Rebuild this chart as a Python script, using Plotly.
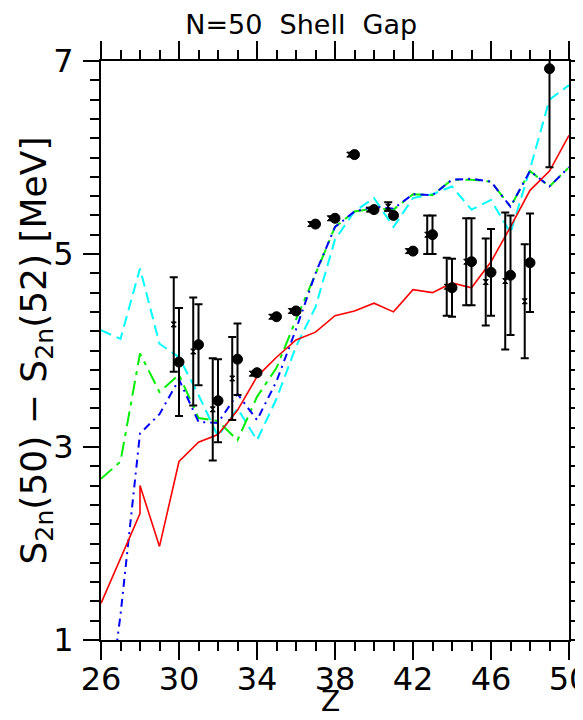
import plotly.graph_objects as go

# ---- data ----
z_model = list(range(26, 51))

red_z = [26, 27, 28, 28] + list(range(29, 51))
red_v = [1.38, 1.85, 2.31, 2.60, 1.97, 2.85, 3.05, 3.13, 3.38, 3.73, 3.93, 4.11, 4.19,
         4.36, 4.41, 4.49, 4.40, 4.63, 4.60, 4.70, 4.65, 4.92, 5.28, 5.66, 5.86, 6.23]

green_v = [2.67, 2.85, 3.97, 3.57, 3.75, 3.30, 3.27, 3.07, 3.52, 3.82, 4.32, 4.79, 5.28,
           5.44, 5.47, 5.46, 5.62, 5.61, 5.77, 5.77, 5.75, 5.49, 5.86, 5.70, 5.90]

blue_v = [-0.30, 1.26, 3.14, 3.34, 3.70, 3.26, 3.25, 3.55, 3.28, 3.68, 4.22, 4.80, 5.28,
          5.44, 5.49, 5.47, 5.62, 5.61, 5.77, 5.78, 5.75, 5.49, 5.86, 5.70, 5.90]

cyan_v = [4.21, 4.12, 4.85, 4.07, 3.93, 3.54, 3.11, 3.40, 3.07, 3.50, 4.04, 4.45, 5.15,
          5.44, 5.58, 5.28, 5.58, 5.62, 5.70, 5.46, 5.56, 5.22, 5.88, 6.60, 6.75]

exp_z = list(range(30, 50))
exp_v = [3.88, 4.06, 3.48, 3.91, 3.77, 4.35, 4.41, 5.31, 5.37, 6.03, 5.46, 5.40, 5.03,
         5.20, 4.65, 4.92, 4.81, 4.78, 4.91, 6.92]
exp_err = [0.56, 0.42, 0.43, 0.37, None, None, None, None, None, None, None, None, None,
           0.20, 0.30, 0.45, 0.45, 0.62, 0.51, 1.02]

alt_z = list(range(30, 49))
alt_shift = 0.27
alt_v = [4.27, 3.99, 3.39, 3.71, 3.76, 4.35, 4.41, 5.31, 5.37, 6.03, 5.46, 5.49, 5.03,
         5.20, 4.66, 4.92, 4.71, 4.72, 4.51]
alt_err = [0.49, 0.56, 0.53, 0.43, None, None, None, None, None, None, None, 0.045, None,
           0.20, 0.30, 0.45, 0.45, 0.71, 0.59]

FONT = "DejaVu Sans"

fig = go.Figure()

fig.add_trace(go.Scatter(x=z_model, y=cyan_v, mode="lines",
                         line=dict(color="#00ffff", width=2, dash="11px,6px")))
fig.add_trace(go.Scatter(x=z_model, y=green_v, mode="lines",
                         line=dict(color="#00ee00", width=2, dash="15px,6px,4px,6px")))
fig.add_trace(go.Scatter(x=z_model, y=blue_v, mode="lines",
                         line=dict(color="#0000ff", width=2, dash="8px,5px,2px,5px")))
fig.add_trace(go.Scatter(x=red_z, y=red_v, mode="lines",
                         line=dict(color="#ff0000", width=1.6)))


def add_points(zs, vs, errs, shift, symbol, size):
    xs = [z - shift for z in zs]
    with_e = [i for i, e in enumerate(errs) if e is not None]
    without_e = [i for i, e in enumerate(errs) if e is None]
    fig.add_trace(go.Scatter(
        x=[xs[i] for i in with_e], y=[vs[i] for i in with_e], mode="markers",
        marker=dict(color="black", size=size, symbol=symbol,
                    line=dict(color="black", width=1)),
        error_y=dict(type="data", array=[errs[i] for i in with_e],
                     color="black", thickness=2, width=4)))
    fig.add_trace(go.Scatter(
        x=[xs[i] for i in without_e], y=[vs[i] for i in without_e], mode="markers",
        marker=dict(color="black", size=size, symbol=symbol,
                    line=dict(color="black", width=1))))


add_points(alt_z, alt_v, alt_err, alt_shift, "hourglass", 5)
add_points(exp_z, exp_v, exp_err, 0.0, "circle", 10)

fig.update_layout(
    width=575, height=712,
    margin=dict(l=93, r=14, t=53, b=80, autoexpand=False),
    paper_bgcolor="white", plot_bgcolor="white",
    showlegend=False,
    font=dict(family=FONT, color="black"),
    title=dict(text="N=50  Shell  Gap", x=0.51, xref="container", xanchor="center",
               y=0.9765, yref="container", yanchor="middle",
               font=dict(family=FONT, size=27, color="black")),
    annotations=[
        dict(text="Z", xref="paper", x=0.49, yref="paper", y=0,
             xanchor="center", yanchor="bottom", yshift=-80, showarrow=False,
             font=dict(family=FONT, size=28, color="black")),
        dict(text="S<sub>2n</sub>(50) − S<sub>2n</sub>(52) [MeV]", textangle=-90,
             xref="paper", x=0, xanchor="center", xshift=-65,
             yref="paper", y=0.5, yanchor="middle", showarrow=False,
             font=dict(family=FONT, size=36, color="black")),
    ],
)

fig.update_xaxes(
    range=[26, 50], tick0=26, dtick=4, ticks="outside", ticklen=18, tickwidth=2,
    tickcolor="black", showline=True, linecolor="black", linewidth=2, mirror="ticks",
    showgrid=False, zeroline=False, automargin=False, ticklabeloverflow="allow",
    ticklabelstandoff=-8,
    tickfont=dict(family=FONT, size=32, color="black"),
    minor=dict(dtick=1, ticks="outside", ticklen=9, tickwidth=2, tickcolor="black",
               showgrid=False),
)
fig.update_yaxes(
    range=[1, 7], tick0=1, dtick=2, ticks="outside", ticklen=16, tickwidth=2,
    tickcolor="black", showline=True, linecolor="black", linewidth=2, mirror="ticks",
    showgrid=False, zeroline=False, ticklabelstandoff=3, automargin=False,
    ticklabeloverflow="allow",
    tickfont=dict(family=FONT, size=32, color="black"),
    minor=dict(dtick=0.2, ticks="outside", ticklen=9, tickwidth=2, tickcolor="black",
               showgrid=False),
)

fig.write_html("out.html")
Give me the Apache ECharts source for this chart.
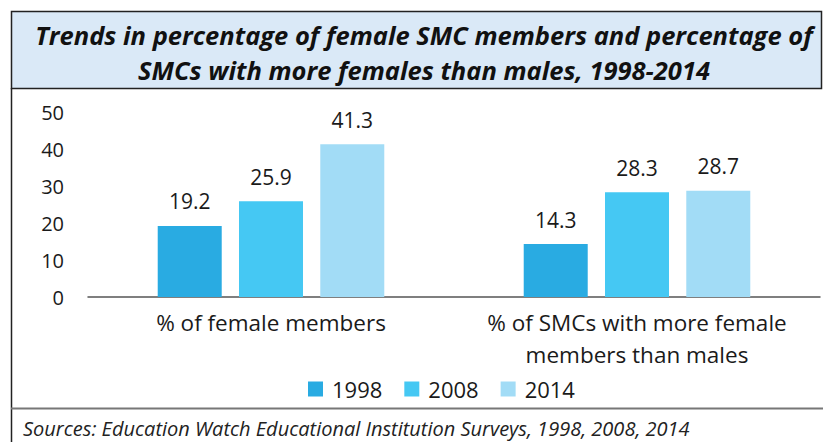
= = = = = = =
• PROBLEM TO WORK ON
Quote every line of the records above exactly; no picture is to be copied.

• FULL RESPONSE
Rebuild this chart as a Python script, using Plotly.
import plotly.graph_objects as go

# ---- data ----
z_model = list(range(26, 51))

red_z = [26, 27, 28, 28] + list(range(29, 51))
red_v = [1.38, 1.85, 2.31, 2.60, 1.97, 2.85, 3.05, 3.13, 3.38, 3.73, 3.93, 4.11, 4.19,
         4.36, 4.41, 4.49, 4.40, 4.63, 4.60, 4.70, 4.65, 4.92, 5.28, 5.66, 5.86, 6.23]

green_v = [2.67, 2.85, 3.97, 3.57, 3.75, 3.30, 3.27, 3.07, 3.52, 3.82, 4.32, 4.79, 5.28,
           5.44, 5.47, 5.46, 5.62, 5.61, 5.77, 5.77, 5.75, 5.49, 5.86, 5.70, 5.90]

blue_v = [-0.30, 1.26, 3.14, 3.34, 3.70, 3.26, 3.25, 3.55, 3.28, 3.68, 4.22, 4.80, 5.28,
          5.44, 5.49, 5.47, 5.62, 5.61, 5.77, 5.78, 5.75, 5.49, 5.86, 5.70, 5.90]

cyan_v = [4.21, 4.12, 4.85, 4.07, 3.93, 3.54, 3.11, 3.40, 3.07, 3.50, 4.04, 4.45, 5.15,
          5.44, 5.58, 5.28, 5.58, 5.62, 5.70, 5.46, 5.56, 5.22, 5.88, 6.60, 6.75]

exp_z = list(range(30, 50))
exp_v = [3.88, 4.06, 3.48, 3.91, 3.77, 4.35, 4.41, 5.31, 5.37, 6.03, 5.46, 5.40, 5.03,
         5.20, 4.65, 4.92, 4.81, 4.78, 4.91, 6.92]
exp_err = [0.56, 0.42, 0.43, 0.37, None, None, None, None, None, None, None, None, None,
           0.20, 0.30, 0.45, 0.45, 0.62, 0.51, 1.02]

alt_z = list(range(30, 49))
alt_shift = 0.27
alt_v = [4.27, 3.99, 3.39, 3.71, 3.76, 4.35, 4.41, 5.31, 5.37, 6.03, 5.46, 5.49, 5.03,
         5.20, 4.66, 4.92, 4.71, 4.72, 4.51]
alt_err = [0.49, 0.56, 0.53, 0.43, None, None, None, None, None, None, None, 0.045, None,
           0.20, 0.30, 0.45, 0.45, 0.71, 0.59]

FONT = "DejaVu Sans"

fig = go.Figure()

fig.add_trace(go.Scatter(x=z_model, y=cyan_v, mode="lines",
                         line=dict(color="#00ffff", width=2, dash="11px,6px")))
fig.add_trace(go.Scatter(x=z_model, y=green_v, mode="lines",
                         line=dict(color="#00ee00", width=2, dash="15px,6px,4px,6px")))
fig.add_trace(go.Scatter(x=z_model, y=blue_v, mode="lines",
                         line=dict(color="#0000ff", width=2, dash="8px,5px,2px,5px")))
fig.add_trace(go.Scatter(x=red_z, y=red_v, mode="lines",
                         line=dict(color="#ff0000", width=1.6)))


def add_points(zs, vs, errs, shift, symbol, size):
    xs = [z - shift for z in zs]
    with_e = [i for i, e in enumerate(errs) if e is not None]
    without_e = [i for i, e in enumerate(errs) if e is None]
    fig.add_trace(go.Scatter(
        x=[xs[i] for i in with_e], y=[vs[i] for i in with_e], mode="markers",
        marker=dict(color="black", size=size, symbol=symbol,
                    line=dict(color="black", width=1)),
        error_y=dict(type="data", array=[errs[i] for i in with_e],
                     color="black", thickness=2, width=4)))
    fig.add_trace(go.Scatter(
        x=[xs[i] for i in without_e], y=[vs[i] for i in without_e], mode="markers",
        marker=dict(color="black", size=size, symbol=symbol,
                    line=dict(color="black", width=1))))


add_points(alt_z, alt_v, alt_err, alt_shift, "hourglass", 5)
add_points(exp_z, exp_v, exp_err, 0.0, "circle", 10)

fig.update_layout(
    width=575, height=712,
    margin=dict(l=93, r=14, t=53, b=80, autoexpand=False),
    paper_bgcolor="white", plot_bgcolor="white",
    showlegend=False,
    font=dict(family=FONT, color="black"),
    title=dict(text="N=50  Shell  Gap", x=0.51, xref="container", xanchor="center",
               y=0.9765, yref="container", yanchor="middle",
               font=dict(family=FONT, size=27, color="black")),
    annotations=[
        dict(text="Z", xref="paper", x=0.49, yref="paper", y=0,
             xanchor="center", yanchor="bottom", yshift=-80, showarrow=False,
             font=dict(family=FONT, size=28, color="black")),
        dict(text="S<sub>2n</sub>(50) − S<sub>2n</sub>(52) [MeV]", textangle=-90,
             xref="paper", x=0, xanchor="center", xshift=-65,
             yref="paper", y=0.5, yanchor="middle", showarrow=False,
             font=dict(family=FONT, size=36, color="black")),
    ],
)

fig.update_xaxes(
    range=[26, 50], tick0=26, dtick=4, ticks="outside", ticklen=18, tickwidth=2,
    tickcolor="black", showline=True, linecolor="black", linewidth=2, mirror="ticks",
    showgrid=False, zeroline=False, automargin=False, ticklabeloverflow="allow",
    ticklabelstandoff=-8,
    tickfont=dict(family=FONT, size=32, color="black"),
    minor=dict(dtick=1, ticks="outside", ticklen=9, tickwidth=2, tickcolor="black",
               showgrid=False),
)
fig.update_yaxes(
    range=[1, 7], tick0=1, dtick=2, ticks="outside", ticklen=16, tickwidth=2,
    tickcolor="black", showline=True, linecolor="black", linewidth=2, mirror="ticks",
    showgrid=False, zeroline=False, ticklabelstandoff=3, automargin=False,
    ticklabeloverflow="allow",
    tickfont=dict(family=FONT, size=32, color="black"),
    minor=dict(dtick=0.2, ticks="outside", ticklen=9, tickwidth=2, tickcolor="black",
               showgrid=False),
)

fig.write_html("out.html")
Give me the Apache ECharts source for this chart.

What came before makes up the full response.